On 1 October, the group was transferred to VIII Fighter Command, along with the 495th FTG. On 26 October, training responsibilities ceased for both the 495th and 496th Groups, as the Eighth Air Force re-established operational training units within combat fighter groups. During the months of its operation of the CCRC, the group graduated 2,434 out of 2,481 trainees. Seven students were seriously injured and 23 were killed in 117 major accidents, with 53 aircraft lost. On 18 November, the 2d Tow Target and Gunnery Flight was transferred to Leiston (AAF Station 373). In early December, the 554th Squadron was transferred to Raydon (AAF Station 157) with the 353d Fighter Group. The detachments from the 333d Service Group and the 1148th Quartermaster Company were transferred to the 1st Bombardment Division, but remained with the 496th. The group itself was reassigned to the 65th Fighter Wing of the 2d Bombardment Division (renamed the 2d Air Division in February 1945). On 15 December, the group completed its move to Halesworth (AAF Station 365), replacing the 489th Bombardment Group there.

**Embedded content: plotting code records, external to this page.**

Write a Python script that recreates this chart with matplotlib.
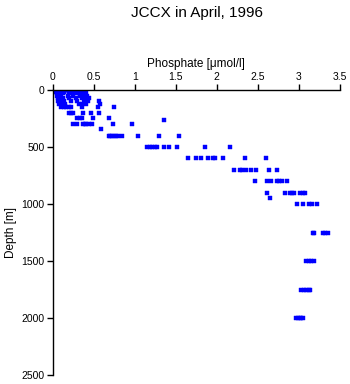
import numpy as np
import matplotlib
matplotlib.use('Agg')
import matplotlib.pyplot as plt

plt.rcParams['font.family'] = ['Liberation Sans', 'DejaVu Sans']

# standard sampling depths [m] and phosphate values read at each depth [umol/l]
depths = [0, 10, 20, 30, 50, 75, 100, 125, 150, 200, 250, 265, 300, 340,
          400, 500, 600, 700, 800, 900, 950, 1000, 1250, 1500, 1750, 2000]
phosphate = [
    [0.03, 0.05, 0.07, 0.08, 0.10, 0.12, 0.15, 0.18],
    [0.03, 0.05, 0.06, 0.09, 0.12, 0.14, 0.20],
    [0.04, 0.06, 0.08, 0.10, 0.13, 0.22, 0.25, 0.28],
    [0.05, 0.07, 0.09, 0.12, 0.20, 0.30, 0.32, 0.35, 0.40],
    [0.05, 0.08, 0.10, 0.18, 0.25, 0.33, 0.38, 0.42],
    [0.06, 0.09, 0.12, 0.20, 0.28, 0.35, 0.40, 0.44],
    [0.06, 0.10, 0.14, 0.22, 0.30, 0.38, 0.43, 0.56],
    [0.08, 0.12, 0.15, 0.32, 0.36, 0.41, 0.58],
    [0.10, 0.13, 0.16, 0.20, 0.22, 0.36, 0.55, 0.74],
    [0.20, 0.22, 0.25, 0.37, 0.47, 0.56],
    [0.29, 0.33, 0.35, 0.49, 0.68],
    [1.36],
    [0.25, 0.30, 0.37, 0.39, 0.41, 0.44, 0.48, 0.73, 0.97],
    [0.59],
    [0.68, 0.70, 0.72, 0.74, 0.77, 0.80, 0.84, 1.04, 1.29, 1.54],
    [1.15, 1.18, 1.21, 1.24, 1.27, 1.36, 1.42, 1.52, 1.85, 2.16],
    [1.65, 1.74, 1.81, 1.89, 1.95, 1.98, 2.07, 2.34, 2.60],
    [2.21, 2.28, 2.31, 2.36, 2.42, 2.48, 2.64, 2.73],
    [2.46, 2.61, 2.66, 2.73, 2.76, 2.79, 2.85],
    [2.61, 2.83, 2.89, 2.92, 2.94, 3.02, 3.05, 3.07],
    [2.65],
    [2.98, 3.05, 3.12, 3.16, 3.22],
    [3.17, 3.19, 3.29, 3.32, 3.35],
    [3.09, 3.12, 3.15, 3.19],
    [3.03, 3.06, 3.09, 3.12, 3.14],
    [2.97, 2.99, 3.01, 3.03, 3.05],
]

x = []
y = []
for d, vals in zip(depths, phosphate):
    for v in vals:
        x.append(v)
        y.append(d)

fig = plt.figure(figsize=(3.5, 3.84), dpi=100)
ax = fig.add_axes([0.151, 0.023, 0.82, 0.743])
ax.plot(x, y, 's', color='#0000ff', markersize=2.2, markeredgewidth=0.3,
        markeredgecolor='#0000ff')

ax.set_xlim(0, 3.5)
ax.set_ylim(2500, 0)
ax.set_xticks(np.arange(0, 3.51, 0.5))
ax.set_xticklabels(['0', '0.5', '1', '1.5', '2', '2.5', '3', '3.5'])
ax.set_yticks([0, 500, 1000, 1500, 2000, 2500])

ax.xaxis.set_ticks_position('top')
ax.xaxis.set_label_position('top')
ax.spines['right'].set_visible(False)
ax.spines['bottom'].set_visible(False)
ax.spines['top'].set_linewidth(1.0)
ax.spines['left'].set_linewidth(1.0)
ax.tick_params(axis='both', direction='out', length=4, width=1.0,
               labelsize=7.5, pad=2)

ax.set_xlabel('Phosphate [μmol/l]', fontsize=8.5, labelpad=3)
ax.set_ylabel('Depth [m]', fontsize=8.5, labelpad=3)
fig.suptitle('JCCX in April, 1996', x=0.562, y=0.985, fontsize=11)

fig.savefig('out.png', dpi=100)
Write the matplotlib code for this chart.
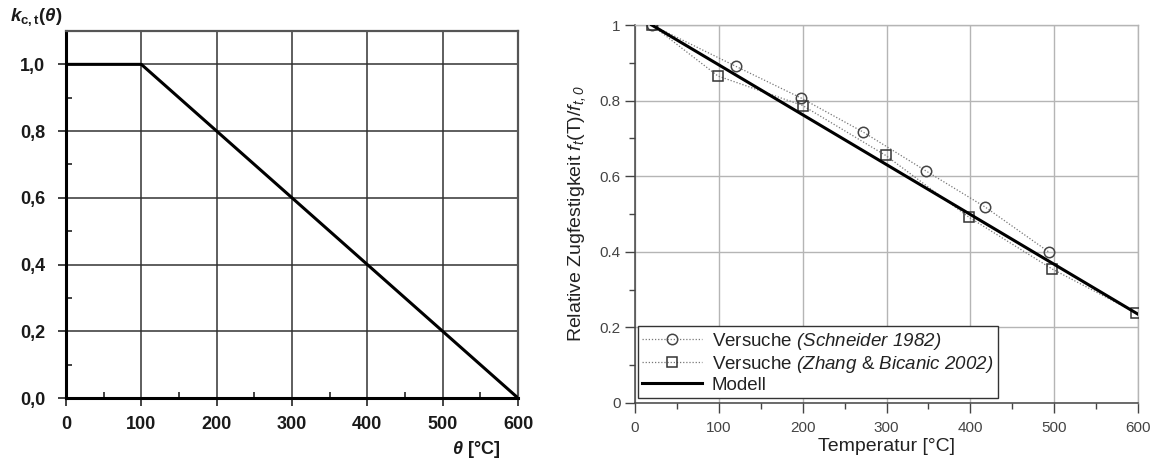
import matplotlib
matplotlib.use("Agg")
import matplotlib.pyplot as plt
from matplotlib.ticker import MultipleLocator, FixedLocator, FuncFormatter

plt.rcParams['font.family'] = ['Liberation Sans', 'DejaVu Sans']
plt.rcParams['mathtext.fontset'] = 'custom'
plt.rcParams['mathtext.rm'] = 'Liberation Sans:italic'
plt.rcParams['mathtext.sf'] = 'Liberation Sans'
plt.rcParams['mathtext.it'] = 'Liberation Sans:italic'
plt.rcParams['mathtext.bf'] = 'Liberation Sans:bold'
plt.rcParams['mathtext.bfit'] = 'Liberation Sans:italic:bold'

# ---- data: left chart (k_c,t(theta)) ----
theta = [0, 100, 600]
k_ct = [1.0, 1.0, 0.0]
left_xticks = [0, 100, 200, 300, 400, 500, 600]
left_yticks = [0.0, 0.2, 0.4, 0.6, 0.8, 1.0]

# ---- data: right chart ----
schneider_T = [20, 120, 198, 272, 347, 418, 494]
schneider_v = [1.0, 0.891, 0.807, 0.717, 0.614, 0.518, 0.399]
zhang_T = [20, 99, 200, 299, 398, 498, 598]
zhang_v = [1.0, 0.865, 0.787, 0.655, 0.492, 0.354, 0.238]
model_T = [20, 600]
model_v = [1.0, 0.235]
right_xticks = [0, 100, 200, 300, 400, 500, 600]
right_yticks = [0, 0.2, 0.4, 0.6, 0.8, 1.0]

fig = plt.figure(figsize=(11.59, 4.66), dpi=100)

# ================= LEFT =================
W, H = 1159, 466
axL = fig.add_axes([66 / W, 1 - 398 / H, (518 - 66) / W, (398 - 31) / H])
axL.plot(theta, k_ct, color='black', lw=2.2, solid_capstyle='butt', zorder=3)
axL.set_xlim(0, 600)
axL.set_ylim(0, 1.1)
axL.xaxis.set_major_locator(FixedLocator(left_xticks))
axL.yaxis.set_major_locator(FixedLocator(left_yticks))
axL.xaxis.set_minor_locator(MultipleLocator(50))
axL.yaxis.set_minor_locator(MultipleLocator(0.1))
axL.yaxis.set_major_formatter(FuncFormatter(lambda v, p: f"{v:.1f}".replace('.', ',')))
axL.grid(True, which='major', color='#333333', lw=1.1)
axL.tick_params(axis='both', which='major', direction='out', length=6, width=1.2,
                color='#222222', labelsize=13, labelcolor='#1a1a1a')
axL.tick_params(axis='x', which='major', pad=7)
axL.tick_params(axis='y', which='major', pad=9)
axL.tick_params(axis='both', which='minor', direction='in', length=4, width=1.2, color='#222222')
for lbl in axL.get_xticklabels() + axL.get_yticklabels():
    lbl.set_fontweight('bold')
for s in ['left', 'bottom']:
    axL.spines[s].set_linewidth(2.2)
    axL.spines[s].set_color('black')
for s in ['top', 'right']:
    axL.spines[s].set_linewidth(1.6)
    axL.spines[s].set_color('#555555')
axL.set_axisbelow(True)

fig.text(10 / W, 1 - 17 / H,
         r"$\mathbfit{k}_{\mathbf{c,t}}\mathbf{(}\mathbfit{\theta}\mathbf{)}$",
         fontsize=13.5, ha='left', va='center', color='#1a1a1a')
fig.text(500 / W, 1 - 450 / H, r"$\mathbfit{\theta}$ [°C]",
         fontsize=13, fontweight='bold', ha='right', va='center', color='#1a1a1a')

# ================= RIGHT =================
axR = fig.add_axes([635 / W, 1 - 403 / H, (1138 - 635) / W, (403 - 25) / H])
axR.plot(schneider_T, schneider_v, linestyle=(0, (1, 1.5)), color='#777777', lw=0.9,
         marker='o', markersize=7.5, markerfacecolor='none', markeredgecolor='#444444',
         markeredgewidth=1.1, label=r"Versuche $(Schneider\ 1982)$", zorder=3)
axR.plot(zhang_T, zhang_v, linestyle=(0, (1, 1.5)), color='#777777', lw=0.9,
         marker='s', markersize=7.5, markerfacecolor='none', markeredgecolor='#333333',
         markeredgewidth=1.1, label=r"Versuche $(Zhang$ & $Bicanic\ 2002)$", zorder=3)
axR.plot(model_T, model_v, color='black', lw=2.2, label='Modell', zorder=4)
axR.set_xlim(0, 600)
axR.set_ylim(0, 1)
axR.xaxis.set_major_locator(FixedLocator(right_xticks))
axR.yaxis.set_major_locator(FixedLocator(right_yticks))
axR.xaxis.set_minor_locator(MultipleLocator(50))
axR.yaxis.set_minor_locator(MultipleLocator(0.1))
axR.yaxis.set_major_formatter(FuncFormatter(lambda v, p: f"{v:g}"))
axR.grid(True, which='major', color='#b5b5b5', lw=1.0)
axR.tick_params(axis='both', which='major', direction='out', length=7, width=1.0,
                color='#444444', labelsize=11, labelcolor='#444444')
axR.tick_params(axis='both', which='minor', direction='out', length=4, width=1.0, color='#444444')
axR.tick_params(axis='x', which='major', pad=6)
for s in ['left', 'bottom']:
    axR.spines[s].set_linewidth(1.1)
    axR.spines[s].set_color('#444444')
for s in ['top', 'right']:
    axR.spines[s].set_linewidth(1.0)
    axR.spines[s].set_color('#b5b5b5')
axR.set_axisbelow(True)
axR.set_xlabel("Temperatur [°C]", fontsize=14, color='#222222', labelpad=2)
axR.set_ylabel(r"Relative Zugfestigkeit $f_{t}\mathsf{(T)/}f_{t,0}$",
               fontsize=14, color='#222222', labelpad=8)
leg = axR.legend(loc='lower left', bbox_to_anchor=(0.005, 0.012), fontsize=13.5,
                 frameon=True, fancybox=False, edgecolor='#333333', framealpha=1,
                 borderpad=0.25, labelspacing=0.1, handlelength=3.2, handletextpad=0.5,
                 borderaxespad=0.0)
leg.get_frame().set_linewidth(1.0)
for t in leg.get_texts():
    t.set_color('#222222')

fig.savefig("out.png", dpi=100)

Until its inactivation in April 1945, the group provided manpower, maintenance, and support services for units based at Halesworth. Units based at Halesworth included the 5th Emergency Rescue Squadron, an air-sea rescue unit, the 1st Tow Target and Gunnery Flight, a target towing unit, and the 2d Weather and Relay Flight, a weather observation unit. On 26 April, the 496th was inactivated. The rescue squadron and the other units were directly subordinated to the 65th Fighter Wing. Remaining personnel were transferred to the 332d Air Service Squadron pending the end of combat in the European Theater of Operations and reassignment or discharge.